The “Ain’t Rights”, the band at the center of Green Room, most assuredly fall into this category. This despite their hardcore image, their punk rock trappings, and their sheer audacity to open with the Dead Kennedys’ “Nazi Punks F*** Off” at a neo-Nazi bar. They may live on the edge of poverty (living out of their van, siphoning gas from parked cars when necessary), but it seems fairly clear these four kids were raised in safe, privileged suburbia. When they stumble upon the aftermath of a murder in the Nazi bar, their true colors are revealed. They are babes in the woods, and the trees have teeth.
And yet…something’s off kilter about the egregious acts committed here. Make no mistake; the carnage onscreen proves messy indeed. But the methods employed, whether they be box cutters, machetes, or even pit bulls, are ultimately practical. Those pit bulls are vicious, yes, but they have been trained explicitly for one purpose: go for the throat. They are employed at the time because bullets will leave a crime scene that is more difficult to clean. Yes, there are a few instances of sadistic pleasure from our antagonists, but they are short-lived; the tools are there to get the job done, plain and simple.
In addition to highlighting violence as pragmatism, Green Room contains scenes of deliberately awkward savagery. Characters we come to know do not die “honorably” here; they die screaming, both in pain and in fear. Or take the absurd manner in which Darcy Banker (Patrick Stewart) is gunned down, attempting a last stand that ends in anticlimax. Despite his mighty efforts to spite his killers, he can only grunt and limp through his last moments, succumbing to gunshots before lamely firing off a useless round. These scenes chafe at the idea of violence as a graceful or fluid thing. Saulnier is concentrating on the messiness of film violence, not just in fluids spilled, but in actions committed. The film reminds us that real life murder and death rarely achieve the romanticism of the movies.
Speaking of romanticism, how many films have we seen in which characters commit violence with firm intention and confidence? Think James Bond, The Man with No Name, Beatrix Kiddo. These are not the protagonists of Green Room. For the band members, every action they commit seems unintentional, even when it’s on purpose. Guitarist Sam (Alia Shawkat) rushes every open door with a fire extinguisher, screaming wildly, in the hopes she will blind her attackers and not have to resort to more lethal possibilities. Bassist Pat (Anton Yelchin) kills one neo-Nazi with a machete to the neck, then dazedly stares at his work (the man had attempted a post-kill quip, and the film punishes him for it). Only their ally Amber (Imogen Poots) approaches her tasks with coolness, likely stemming from a past fraught with trauma and tragedy. Yet even in her scenes, Saulnier refuses to let us feel a sense of catharsis; each death she causes is simply a stepping stone toward her survival.

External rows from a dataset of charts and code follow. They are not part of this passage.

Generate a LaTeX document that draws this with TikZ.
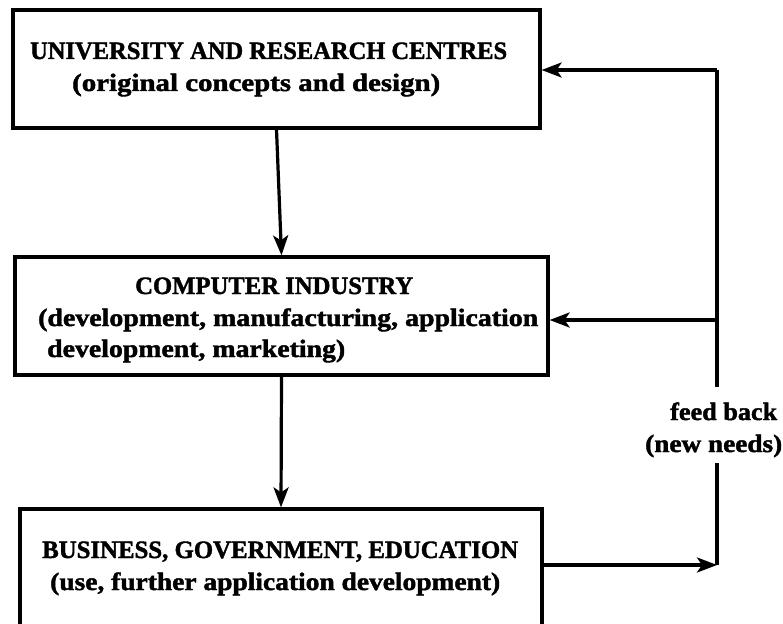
\documentclass[tikz,border=0pt]{standalone}
\usepackage{fontspec}
\setmainfont{Liberation Serif}[BoldFeatures={FakeBold=1.6}]
\usetikzlibrary{arrows.meta}
% one line of heavy text, stretched to a given width
\newcommand{\stretchline}[2]{\resizebox{#1}{\height}{#2}}
\begin{document}
\begin{tikzpicture}[x=1pt,y=-1pt,
  blockbox/.style={draw, line width=3.2pt, inner sep=0pt},
  txt/.style={font=\fontsize{25}{28}\selectfont\bfseries, inner sep=0pt, anchor=base west},
  flow/.style={line width=3.2pt, -{Stealth[length=20pt,width=15pt,inset=5pt]}},
  plain/.style={line width=3.2pt}]
\useasboundingbox (0,0) rectangle (783,623);
\clip (0,0) rectangle (783,623);

% the three blocks
\node (uni) [blockbox, minimum width=527pt, minimum height=118pt] at (276.5,69) {};
\node (ind) [blockbox, minimum width=533pt, minimum height=118pt] at (281.5,316) {};
\node (biz) [blockbox, minimum width=522pt, minimum height=131pt] at (281,574.5) {};

% block texts
\node (uni1) [txt] at (30,59) {\stretchline{477pt}{UNIVERSITY AND RESEARCH CENTRES}};
\node (uni2) [txt] at (72,91) {\stretchline{368pt}{(original concepts and design)}};
\node (ind1) [txt] at (135,294) {\stretchline{278pt}{COMPUTER INDUSTRY}};
\node (ind2) [txt] at (38,326) {\stretchline{500pt}{(development, manufacturing, application}};
\node (ind3) [txt] at (47,357) {\stretchline{298pt}{development, marketing)}};
\node (biz1) [txt] at (42,558) {\stretchline{476pt}{BUSINESS, GOVERNMENT, EDUCATION}};
\node (biz2) [txt] at (50,590) {\stretchline{450pt}{(use, further application development)}};

% main flow downwards
\draw[flow] (uni.south) -- (ind.north);
\draw[flow] (ind.south) -- (biz.north);

% feedback loop
\coordinate (fbtop) at (717,70);
\coordinate (fbmid) at (717,320);
\coordinate (fbbot) at (717,565);
\coordinate (gaptop) at (717,387);
\coordinate (gapbot) at (717,463);
\node (fb1) [txt] at (670,420) {\stretchline{107pt}{feed back}};
\node (fb2) [txt] at (645,452) {\stretchline{137pt}{(new needs)}};

\draw[flow] (biz.east |- fbbot) -- (fbbot);
\draw[plain] (fbbot) -- (gapbot);
\draw[plain] (gaptop) -- (fbtop);
\draw[flow] (fbtop) -- (uni.east |- fbtop);
\draw[flow] (fbmid) -- (ind.east |- fbmid);
\end{tikzpicture}
\end{document}
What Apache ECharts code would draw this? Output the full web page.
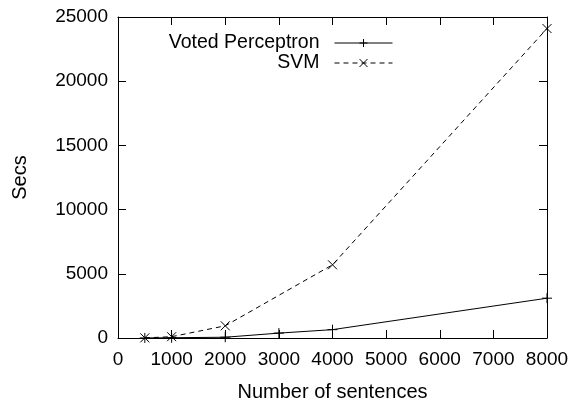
<!DOCTYPE html>
<html>
<head>
<meta charset="utf-8">
<script src="https://cdn.jsdelivr.net/npm/echarts@6/dist/echarts.min.js"></script>
<style>
  html, body { margin: 0; padding: 0; background: #fff; }
  #chart { width: 578px; height: 401px; }
</style>
</head>
<body>
<div id="chart"></div>
<script>
// values
var sentences = [500, 1000, 2000, 3000, 4000, 8000];
var perceptronSecs = [5, 20, 60, 380, 650, 3100];
var svmSentences = [500, 1000, 2000, 4000, 8000];
var svmSecs = [10, 100, 950, 5700, 24100];

var xTicks = { min: 0, max: 8000, step: 1000 };
var yTicks = { min: 0, max: 25000, step: 5000 };

var PLUS = 'path://M0,5L10,5M5,0L5,10';
var CROSS = 'path://M0,0L10,10M10,0L0,10';
var FONT = 'Liberation Sans, Arial, sans-serif';

function pairs(xs, ys) {
    return xs.map(function (x, i) { return [x, ys[i]]; });
}

// gnuplot style: box round the plot, ticks pointing inwards on all four sides
function axisBase(t, show) {
    return {
        type: 'value',
        min: t.min,
        max: t.max,
        interval: t.step,
        splitLine: { show: false },
        axisLine: { show: true, onZero: false, lineStyle: { color: '#000', width: 1 } },
        axisTick: { show: true, inside: true, length: 8, lineStyle: { color: '#000', width: 1 } },
        axisLabel: {
            show: show, color: '#000', fontSize: 19, fontFamily: FONT,
            formatter: function (v) { return String(v); }
        }
    };
}

var xBottom = axisBase(xTicks, true);
xBottom.position = 'bottom';
xBottom.name = 'Number of sentences';
xBottom.nameLocation = 'middle';
xBottom.nameGap = 44;
xBottom.nameTextStyle = { color: '#000', fontSize: 20, fontFamily: FONT };
xBottom.axisLabel.margin = 12;

var xTop = axisBase(xTicks, false);
xTop.position = 'top';

var yLeft = axisBase(yTicks, true);
yLeft.position = 'left';
yLeft.name = 'Secs';
yLeft.nameLocation = 'middle';
yLeft.nameGap = 88;
yLeft.nameTextStyle = { color: '#000', fontSize: 20, fontFamily: FONT };
yLeft.axisLabel.margin = 10;

var yRight = axisBase(yTicks, false);
yRight.position = 'right';

function legendFor(name, top) {
    return {
        data: [name],
        right: 180,
        top: top,
        align: 'right',
        itemWidth: 58,
        itemHeight: 10,
        selectedMode: false,
        lineStyle: { width: 1 },
        itemStyle: { borderWidth: 1 },
        textStyle: { color: '#000', fontSize: 19.5, fontFamily: FONT, padding: [0, 10, 0, 0] }
    };
}

var chart = echarts.init(document.getElementById('chart'));
chart.setOption({
    animation: false,
    backgroundColor: '#fff',
    grid: { left: 118, right: 31, top: 17, bottom: 63, outerBoundsMode: 'none' },
    legend: [legendFor('Voted Perceptron', 28), legendFor('SVM', 48)],
    xAxis: [xBottom, xTop],
    yAxis: [yLeft, yRight],
    series: [
        {
            name: 'Voted Perceptron',
            type: 'line',
            data: pairs(sentences, perceptronSecs),
            symbol: PLUS,
            symbolSize: 10,
            showAllSymbol: true,
            lineStyle: { color: '#000', width: 1 },
            itemStyle: { color: 'transparent', borderColor: '#000', borderWidth: 1 }
        },
        {
            name: 'SVM',
            type: 'line',
            data: pairs(svmSentences, svmSecs),
            symbol: CROSS,
            symbolSize: 9,
            showAllSymbol: true,
            lineStyle: { color: '#000', width: 1, type: [5, 4] },
            itemStyle: { color: 'transparent', borderColor: '#000', borderWidth: 1 }
        }
    ]
});
</script>
</body>
</html>
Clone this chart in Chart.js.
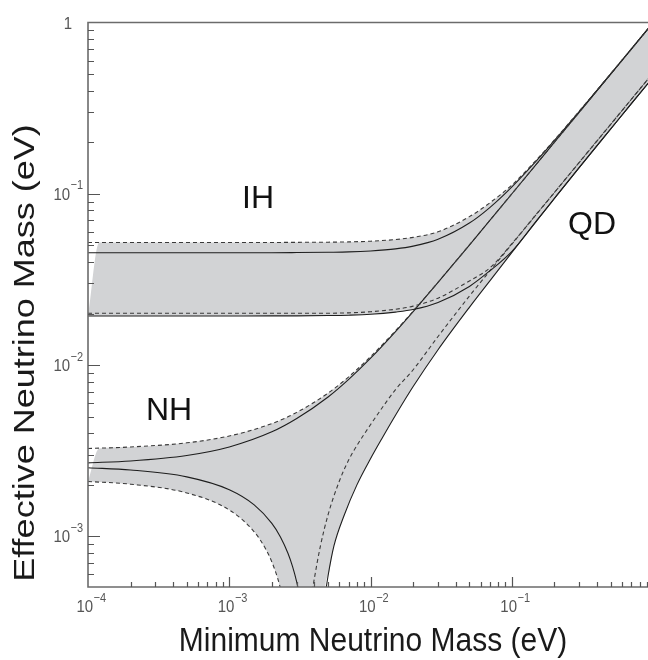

Saulnier doesn’t portray film violence in expected ways; he focuses on its chaos and far-reaching consequences. In so doing, he makes Green Room graphic but never exploitative; the images shock and awe but never thrill and excite. In the right directorial hands, violence still has the power to appall us, to move us. Saulnier robs movie violence of its mysticism while still retaining its dire consequences.
Would-be filmmakers? Experienced filmmakers? Take a good, long look.